Alex Gordon (OF), ADP 391, 2011 Roto Value 4.4: Gordon had always shown some promise in his early years but injuries had plagued his career up until now. In 2011, Gordon’s got the benefit of good health and good luck. Playing a full season showed him to be a player who could contribute across the board (23 HR, 17 SB, 101 R, 87 RBI, .303 AVG). On the other hand, good luck was able to boost his average up (xAVG was .283) which also likely gave at least a little boost to RBI, Run and SB totals. His numbers should dip a bit next year and health is a lingering concern so if he is being drafted in the range of elite players then I have my issues with him in 2012.

Melky Cabrera (OF), Undrafted, 2011 Roto Value 4.5: Melky goes from 4 HR and 42 RBI over 500 PA’s in 2010 to becoming a fantasy god.
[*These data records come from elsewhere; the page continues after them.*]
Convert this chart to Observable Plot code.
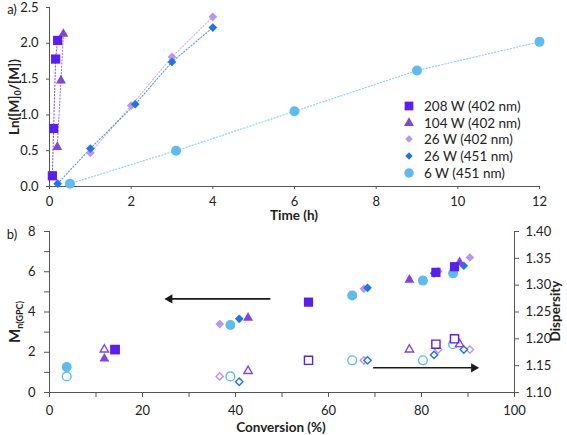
<!DOCTYPE html>
<html><head><meta charset="utf-8">
<script src="https://cdn.jsdelivr.net/npm/d3@7"></script>
<script src="https://cdn.jsdelivr.net/npm/@observablehq/plot@0.6"></script>
<style>
body{margin:0;background:#fff;font-family:Lato,"Open Sans",sans-serif;}
#wrap{position:relative;width:567px;height:435px;overflow:hidden;background:#fff}
#wrap svg{position:absolute;left:0}
.abs{position:absolute;white-space:nowrap;color:#222;font-size:13px;line-height:1}
.b{font-weight:bold;font-size:13.5px}
.rot{transform:translate(-50%,-50%) rotate(-90deg)}
.ctr{transform:translate(-50%,-50%)}
.leg{position:absolute;left:402px;top:98px;font-size:13.5px;color:#222}
.leg div{height:16.6px;display:flex;align-items:center}
.leg svg{position:static!important;margin-right:8px}
</style></head><body><div id="wrap"></div>
<script>
// ---------- series ----------
const seriesNames   = ["208 W (402 nm)", "104 W (402 nm)", "26 W (402 nm)", "26 W (451 nm)", "6 W (451 nm)"];
const seriesColors  = ["#5a1ff0", "#7d45e3", "#b895ee", "#1f74ea", "#5dbcee"];
const seriesSymbols = ["square", "triangle", "diamond2", "diamond2", "circle"];
const seriesRadius  = [5.2, 3.7, 3.9, 3.9, 5];

// ---------- a) kinetics: time (h) and Ln([M]0/[M]) ----------
const time208 = [0.07, 0.10, 0.15, 0.20];
const ln208   = [0.15, 0.81, 1.78, 2.04];
const time104 = [0.19, 0.28, 0.34];
const ln104   = [0.55, 1.48, 2.13];
const time26a = [1.0, 2.0, 3.0, 4.0];
const ln26a   = [0.47, 1.13, 1.81, 2.37];
const time26b = [0.2, 1.0, 2.1, 3.0, 4.0];
const ln26b   = [0.04, 0.53, 1.15, 1.74, 2.22];
const time6   = [0.5, 3.1, 6.0, 9.0, 12.0];
const ln6     = [0.04, 0.50, 1.05, 1.62, 2.02];
const timeTicks = [0, 2, 4, 6, 8, 10, 12];
const lnTicks   = [0, 0.5, 1.0, 1.5, 2.0, 2.5];

// ---------- b) conversion (%), Mn(GPC), dispersity ----------
const conv208 = [14.1, 55.7, 83.1, 87.1];
const mn208   = [2.13, 4.49, 5.97, 6.25];
const disp208 = [1.18, 1.16, 1.19, 1.20];
const conv104 = [11.8, 42.7, 77.4, 88.2];
const mn104   = [1.68, 3.71, 5.60, 6.47];
const disp104 = [1.18, 1.14, 1.18, 1.19];
const conv26a = [36.6, 67.6, 83.6, 90.4];
const mn26a   = [3.40, 5.15, 6.02, 6.71];
const disp26a = [1.13, 1.16, 1.18, 1.18];
const conv26b = [40.8, 68.4, 82.7, 89.1];
const mn26b   = [3.66, 5.20, 5.92, 6.30];
const disp26b = [1.12, 1.16, 1.17, 1.18];
const conv6   = [3.7, 38.9, 65.1, 80.3, 86.8];
const mn6     = [1.27, 3.35, 4.82, 5.56, 5.92];
const disp6   = [1.13, 1.13, 1.16, 1.16, 1.19];
const convTicks = [0, 10, 20, 30, 40, 50, 60, 70, 80, 90, 100];
const mnTicks   = [0, 1, 2, 3, 4, 5, 6, 7, 8];
const dispTicks = [1.10, 1.15, 1.20, 1.25, 1.30, 1.35, 1.40];
const mnDomain = [0, 8];
const dispDomain = [1.10, 1.40];
// arrows: [from, to] in conversion, at level
const arrowMn   = {from: 47.5, to: 25.0, level: 4.65};   // Mn axis
const arrowDisp = {from: 69.6, to: 92.1, level: 1.146};  // dispersity axis

const FONT = 'Lato, "Open Sans", sans-serif';
const dispToMn = d => (d - dispDomain[0]) / (dispDomain[1] - dispDomain[0]) * (mnDomain[1] - mnDomain[0]) + mnDomain[0];

const kinTimes = [time208, time104, time26a, time26b, time6];
const kinVals  = [ln208, ln104, ln26a, ln26b, ln6];
const kin = seriesNames.map((s, i) => kinTimes[i].map((t, j) => ({s, i, t, v: kinVals[i][j]})));

const convs = [conv208, conv104, conv26a, conv26b, conv6];
const mns   = [mn208, mn104, mn26a, mn26b, mn6];
const disps = [disp208, disp104, disp26a, disp26b, disp6];
const gpc = seriesNames.map((s, i) => convs[i].map((c, j) => ({s, i, c, mn: mns[i][j], d: disps[i][j], dy: dispToMn(disps[i][j])})));

const drawOrderTop = [4, 2, 3, 1, 0];

const topPlot = Plot.plot({
  width: 567, height: 218, marginLeft: 49, marginRight: 28, marginTop: 7, marginBottom: 32,
  style: {fontFamily: FONT, fontSize: "13px", color: "#222", background: "transparent"},
  x: {domain: [0, 12]}, y: {domain: [0, 2.5]},
  marks: [
    Plot.axisX({ticks: timeTicks, tickSize: 3, tickPadding: 7, label: null, stroke: "#555"}),
    Plot.axisY({ticks: lnTicks, tickFormat: d => d.toFixed(1), tickSize: 3, tickPadding: 8, label: null, stroke: "#555"}),
    Plot.ruleX([0], {stroke: "#555"}),
    Plot.ruleY([0], {stroke: "#555"}),
    ...drawOrderTop.map(i => Plot.line(kin[i], {x: "t", y: "v", stroke: seriesColors[i], strokeWidth: 1.1, strokeDasharray: "1.2,2", strokeOpacity: 0.75})),
    ...drawOrderTop.map(i => Plot.dot(kin[i], {x: "t", y: "v", symbol: seriesSymbols[i], fill: seriesColors[i], r: seriesRadius[i], stroke: "none"}))
  ]
});
topPlot.style.top = "0px";

const bottomPlot = Plot.plot({
  width: 567, height: 217, marginLeft: 49, marginRight: 53, marginTop: 13, marginBottom: 43,
  style: {fontFamily: FONT, fontSize: "13px", color: "#222", background: "transparent"},
  x: {domain: [0, 100]}, y: {domain: mnDomain},
  marks: [
    Plot.axisX({ticks: convTicks, tickFormat: d => d % 20 ? "" : d, tickSize: 5, tickPadding: 8, label: null, stroke: "#555"}),
    Plot.axisY({ticks: mnTicks, tickFormat: d => d % 2 ? "" : d, tickSize: 5, tickPadding: 9, label: null, stroke: "#555"}),
    Plot.axisY({anchor: "right", ticks: dispTicks.map(dispToMn), tickFormat: v => (dispDomain[0] + (v - mnDomain[0]) / (mnDomain[1] - mnDomain[0]) * (dispDomain[1] - dispDomain[0])).toFixed(2), tickSize: 4, tickPadding: 7, label: null, stroke: "#555"}),
    Plot.ruleX([0, 100], {stroke: "#555"}),
    Plot.ruleY([0], {stroke: "#555"}),
    // dispersity (open)
    ...[4, 2, 3, 1, 0].map(i => Plot.dot(gpc[i], {x: "c", y: "dy", symbol: seriesSymbols[i], fill: "white", stroke: seriesColors[i], strokeWidth: 1.4, r: seriesRadius[i] - 0.6})),
    // Mn (filled)
    ...[4, 2, 3, 1, 0].map(i => Plot.dot(gpc[i], {x: "c", y: "mn", symbol: seriesSymbols[i], fill: seriesColors[i], stroke: "none", r: seriesRadius[i]})),
    // arrows
    Plot.link([arrowMn], {x1: "from", x2: "to", y1: "level", y2: "level", stroke: "#1a1a1a", strokeWidth: 1.6}),
    Plot.dot([arrowMn], {x: "to", y: "level", symbol: "triangle", rotate: -90, r: 3.4, fill: "#1a1a1a", dx: 4}),
    Plot.link([arrowDisp], {x1: "from", x2: "to", y1: d => dispToMn(d.level), y2: d => dispToMn(d.level), stroke: "#1a1a1a", strokeWidth: 1.6}),
    Plot.dot([arrowDisp], {x: "to", y: d => dispToMn(d.level), symbol: "triangle", rotate: 90, r: 3.4, fill: "#1a1a1a", dx: -4})
  ]
});
bottomPlot.style.top = "218px";

const wrap = document.getElementById("wrap");
wrap.appendChild(topPlot);
wrap.appendChild(bottomPlot);

function label(html, x, y, cls) {
  const d = document.createElement("div");
  d.className = "abs " + cls;
  d.innerHTML = html;
  d.style.left = x + "px"; d.style.top = y + "px";
  wrap.appendChild(d);
}
label("a)", 12, 9, "ctr");
label("b)", 12, 234, "ctr");
label("Time (h)", 294, 216, "b ctr");
label("Conversion (%)", 281, 428, "b ctr");
label('Ln([M]<sub style="font-size:9px;vertical-align:-2px">0</sub>/[M])', 15, 97, "b rot");
label('<span style="font-size:15px">M</span><sub style="font-size:9px;vertical-align:-3px">n(GPC)</sub>', 15, 322, "b rot");
label("Dispersity", 556, 311, "b rot");

// legend
const leg = document.createElement("div");
leg.className = "leg";
seriesNames.forEach((s, i) => {
  const row = document.createElement("div");
  const sym = d3.symbol(d3["symbol" + {square: "Square", triangle: "Triangle", diamond2: "Diamond2", circle: "Circle"}[seriesSymbols[i]]], Math.PI * seriesRadius[i] * seriesRadius[i] * (i === 2 || i === 3 ? 0.75 : (i === 1 ? 1 : 0.9)))();
  row.innerHTML = `<svg width="14" height="14" viewBox="-7 -7 14 14"><path d="${sym}" fill="${seriesColors[i]}"/></svg><span>${s}</span>`;
  leg.appendChild(row);
});
wrap.appendChild(leg);
</script></body></html>
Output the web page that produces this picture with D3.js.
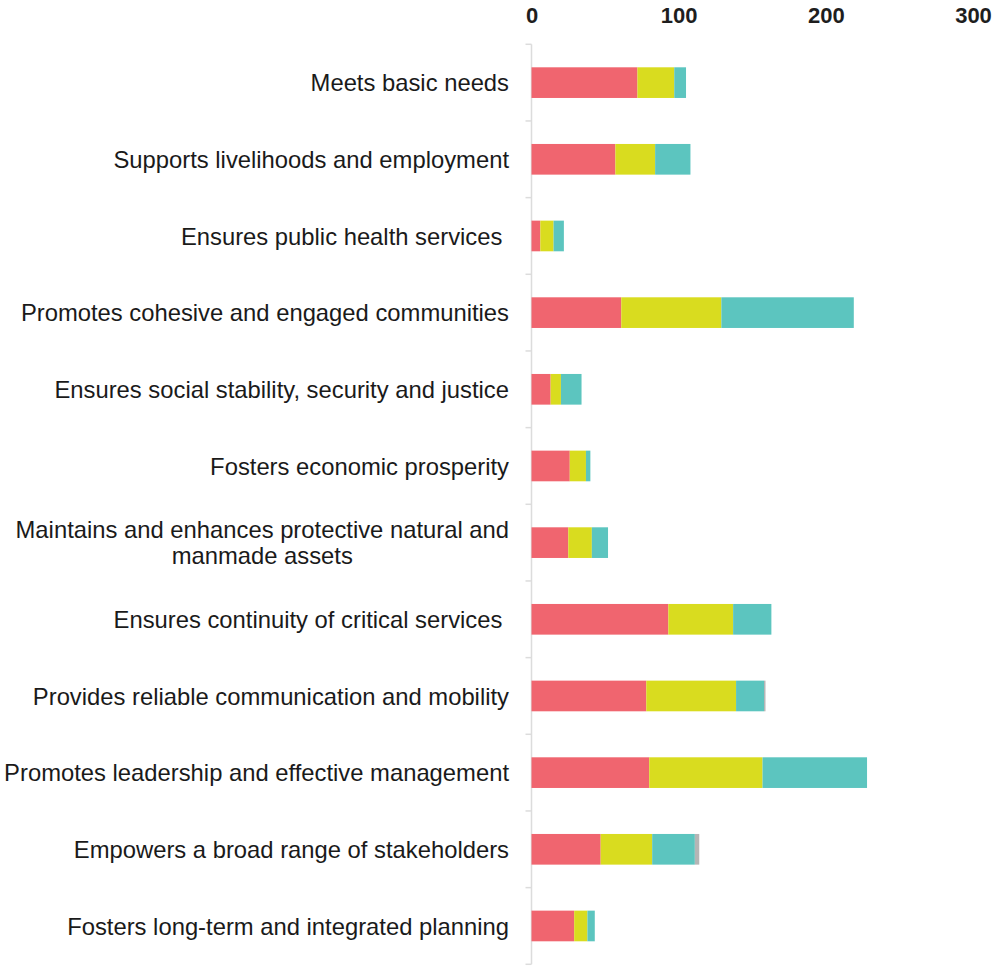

His numbers were eerily similar to Gordon’s above (18 HR, 20 SB, 102 R, 87 RBI, .305 AVG) and they don’t show signs of being fluky either. His power stroke came back to his 2009 days and he finally benefited from decent luck in the AVG department. The Royals let him run (like they did with everyone, it seems) and the Runs and RBI’s followed suit. Baseball is a crazy game. Even with the best analysis in the world, it’s hard to predict this stuff. He’ll be in San Fran next year and it will be interesting to see if he can benefit from high RBI and Run totals there to boost his roto value. They may not run him quite as much as the Royals did and the change in scenery will certainly be a factor in his 2012 value. As you could imagine, further analysis will be coming in the coming months.